╔══

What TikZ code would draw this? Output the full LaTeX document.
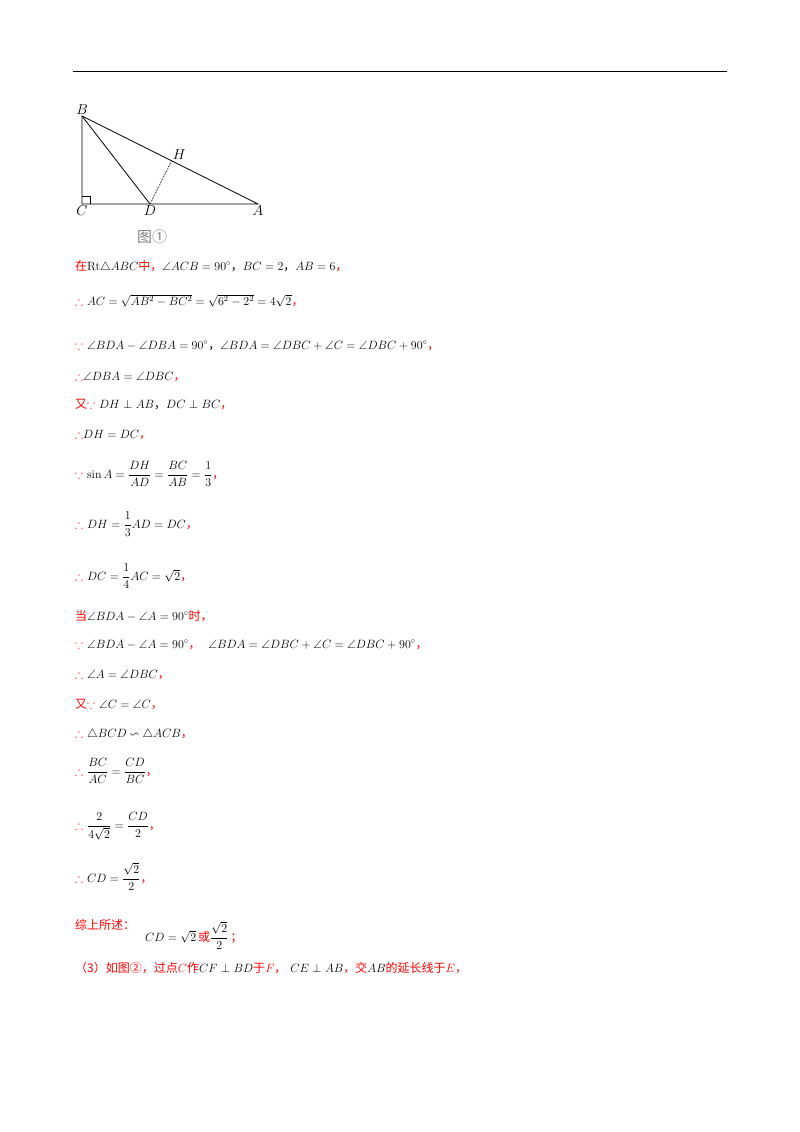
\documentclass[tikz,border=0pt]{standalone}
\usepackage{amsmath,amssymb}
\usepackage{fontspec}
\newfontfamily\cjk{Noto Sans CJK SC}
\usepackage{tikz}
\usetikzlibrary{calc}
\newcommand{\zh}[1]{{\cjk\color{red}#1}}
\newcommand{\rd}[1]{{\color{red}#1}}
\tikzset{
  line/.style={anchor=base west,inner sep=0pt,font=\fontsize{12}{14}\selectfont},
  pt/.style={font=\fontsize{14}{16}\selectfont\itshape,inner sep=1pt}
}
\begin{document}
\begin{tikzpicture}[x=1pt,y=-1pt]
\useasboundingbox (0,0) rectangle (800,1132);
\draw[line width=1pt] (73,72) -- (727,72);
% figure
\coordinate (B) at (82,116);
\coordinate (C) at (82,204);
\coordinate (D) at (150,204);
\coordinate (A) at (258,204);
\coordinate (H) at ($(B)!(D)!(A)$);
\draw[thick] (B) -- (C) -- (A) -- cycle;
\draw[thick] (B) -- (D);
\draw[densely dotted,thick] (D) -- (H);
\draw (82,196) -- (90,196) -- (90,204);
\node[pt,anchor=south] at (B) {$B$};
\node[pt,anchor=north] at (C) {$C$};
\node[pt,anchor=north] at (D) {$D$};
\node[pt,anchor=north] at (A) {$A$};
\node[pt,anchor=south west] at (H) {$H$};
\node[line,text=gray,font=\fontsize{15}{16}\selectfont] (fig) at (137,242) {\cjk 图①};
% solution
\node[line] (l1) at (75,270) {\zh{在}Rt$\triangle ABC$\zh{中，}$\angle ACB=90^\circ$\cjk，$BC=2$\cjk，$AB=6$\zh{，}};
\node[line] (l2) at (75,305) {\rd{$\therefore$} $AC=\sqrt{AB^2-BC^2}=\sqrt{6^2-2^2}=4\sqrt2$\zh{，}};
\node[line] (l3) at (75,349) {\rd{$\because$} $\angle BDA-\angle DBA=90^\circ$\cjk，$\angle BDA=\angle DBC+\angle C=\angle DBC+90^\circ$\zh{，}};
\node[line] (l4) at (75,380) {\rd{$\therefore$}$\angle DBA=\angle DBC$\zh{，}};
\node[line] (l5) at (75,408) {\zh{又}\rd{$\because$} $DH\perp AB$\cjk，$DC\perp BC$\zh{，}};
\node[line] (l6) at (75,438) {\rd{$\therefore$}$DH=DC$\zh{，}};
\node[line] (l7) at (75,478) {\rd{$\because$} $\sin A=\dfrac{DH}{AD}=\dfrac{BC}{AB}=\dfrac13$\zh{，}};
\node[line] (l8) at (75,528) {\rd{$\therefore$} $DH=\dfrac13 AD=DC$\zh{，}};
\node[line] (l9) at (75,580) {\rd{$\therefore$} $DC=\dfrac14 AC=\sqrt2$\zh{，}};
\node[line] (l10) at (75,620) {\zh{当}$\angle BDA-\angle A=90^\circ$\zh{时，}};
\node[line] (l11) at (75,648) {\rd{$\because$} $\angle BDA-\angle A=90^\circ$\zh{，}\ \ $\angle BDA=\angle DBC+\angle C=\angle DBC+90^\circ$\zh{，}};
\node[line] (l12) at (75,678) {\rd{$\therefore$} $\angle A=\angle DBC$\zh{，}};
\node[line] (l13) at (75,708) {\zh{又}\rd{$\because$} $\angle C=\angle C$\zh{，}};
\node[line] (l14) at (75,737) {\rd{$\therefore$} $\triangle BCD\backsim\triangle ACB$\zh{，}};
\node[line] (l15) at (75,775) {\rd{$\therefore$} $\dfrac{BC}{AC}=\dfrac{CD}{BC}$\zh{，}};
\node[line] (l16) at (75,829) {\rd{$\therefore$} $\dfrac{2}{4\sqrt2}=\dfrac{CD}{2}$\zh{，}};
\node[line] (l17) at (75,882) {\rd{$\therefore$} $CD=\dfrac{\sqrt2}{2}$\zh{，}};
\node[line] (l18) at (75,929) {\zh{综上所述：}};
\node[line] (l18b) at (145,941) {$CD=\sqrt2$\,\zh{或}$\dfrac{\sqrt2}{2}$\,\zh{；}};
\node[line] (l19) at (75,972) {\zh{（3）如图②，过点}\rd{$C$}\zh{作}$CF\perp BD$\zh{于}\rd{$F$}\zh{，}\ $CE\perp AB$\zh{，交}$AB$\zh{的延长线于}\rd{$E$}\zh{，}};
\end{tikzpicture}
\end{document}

╚══

# CHALLENGE:
Without the pictures, write out the whole listing above exactly as it appears.

# RESPONSE TO THE EXERCISE:
What TikZ code would draw this? Output the full LaTeX document.
\documentclass[tikz,border=0pt]{standalone}
\usepackage{amsmath,amssymb}
\usepackage{fontspec}
\newfontfamily\cjk{Noto Sans CJK SC}
\usepackage{tikz}
\usetikzlibrary{calc}
\newcommand{\zh}[1]{{\cjk\color{red}#1}}
\newcommand{\rd}[1]{{\color{red}#1}}
\tikzset{
  line/.style={anchor=base west,inner sep=0pt,font=\fontsize{12}{14}\selectfont},
  pt/.style={font=\fontsize{14}{16}\selectfont\itshape,inner sep=1pt}
}
\begin{document}
\begin{tikzpicture}[x=1pt,y=-1pt]
\useasboundingbox (0,0) rectangle (800,1132);
\draw[line width=1pt] (73,72) -- (727,72);
% figure
\coordinate (B) at (82,116);
\coordinate (C) at (82,204);
\coordinate (D) at (150,204);
\coordinate (A) at (258,204);
\coordinate (H) at ($(B)!(D)!(A)$);
\draw[thick] (B) -- (C) -- (A) -- cycle;
\draw[thick] (B) -- (D);
\draw[densely dotted,thick] (D) -- (H);
\draw (82,196) -- (90,196) -- (90,204);
\node[pt,anchor=south] at (B) {$B$};
\node[pt,anchor=north] at (C) {$C$};
\node[pt,anchor=north] at (D) {$D$};
\node[pt,anchor=north] at (A) {$A$};
\node[pt,anchor=south west] at (H) {$H$};
\node[line,text=gray,font=\fontsize{15}{16}\selectfont] (fig) at (137,242) {\cjk 图①};
% solution
\node[line] (l1) at (75,270) {\zh{在}Rt$\triangle ABC$\zh{中，}$\angle ACB=90^\circ$\cjk，$BC=2$\cjk，$AB=6$\zh{，}};
\node[line] (l2) at (75,305) {\rd{$\therefore$} $AC=\sqrt{AB^2-BC^2}=\sqrt{6^2-2^2}=4\sqrt2$\zh{，}};
\node[line] (l3) at (75,349) {\rd{$\because$} $\angle BDA-\angle DBA=90^\circ$\cjk，$\angle BDA=\angle DBC+\angle C=\angle DBC+90^\circ$\zh{，}};
\node[line] (l4) at (75,380) {\rd{$\therefore$}$\angle DBA=\angle DBC$\zh{，}};
\node[line] (l5) at (75,408) {\zh{又}\rd{$\because$} $DH\perp AB$\cjk，$DC\perp BC$\zh{，}};
\node[line] (l6) at (75,438) {\rd{$\therefore$}$DH=DC$\zh{，}};
\node[line] (l7) at (75,478) {\rd{$\because$} $\sin A=\dfrac{DH}{AD}=\dfrac{BC}{AB}=\dfrac13$\zh{，}};
\node[line] (l8) at (75,528) {\rd{$\therefore$} $DH=\dfrac13 AD=DC$\zh{，}};
\node[line] (l9) at (75,580) {\rd{$\therefore$} $DC=\dfrac14 AC=\sqrt2$\zh{，}};
\node[line] (l10) at (75,620) {\zh{当}$\angle BDA-\angle A=90^\circ$\zh{时，}};
\node[line] (l11) at (75,648) {\rd{$\because$} $\angle BDA-\angle A=90^\circ$\zh{，}\ \ $\angle BDA=\angle DBC+\angle C=\angle DBC+90^\circ$\zh{，}};
\node[line] (l12) at (75,678) {\rd{$\therefore$} $\angle A=\angle DBC$\zh{，}};
\node[line] (l13) at (75,708) {\zh{又}\rd{$\because$} $\angle C=\angle C$\zh{，}};
\node[line] (l14) at (75,737) {\rd{$\therefore$} $\triangle BCD\backsim\triangle ACB$\zh{，}};
\node[line] (l15) at (75,775) {\rd{$\therefore$} $\dfrac{BC}{AC}=\dfrac{CD}{BC}$\zh{，}};
\node[line] (l16) at (75,829) {\rd{$\therefore$} $\dfrac{2}{4\sqrt2}=\dfrac{CD}{2}$\zh{，}};
\node[line] (l17) at (75,882) {\rd{$\therefore$} $CD=\dfrac{\sqrt2}{2}$\zh{，}};
\node[line] (l18) at (75,929) {\zh{综上所述：}};
\node[line] (l18b) at (145,941) {$CD=\sqrt2$\,\zh{或}$\dfrac{\sqrt2}{2}$\,\zh{；}};
\node[line] (l19) at (75,972) {\zh{（3）如图②，过点}\rd{$C$}\zh{作}$CF\perp BD$\zh{于}\rd{$F$}\zh{，}\ $CE\perp AB$\zh{，交}$AB$\zh{的延长线于}\rd{$E$}\zh{，}};
\end{tikzpicture}
\end{document}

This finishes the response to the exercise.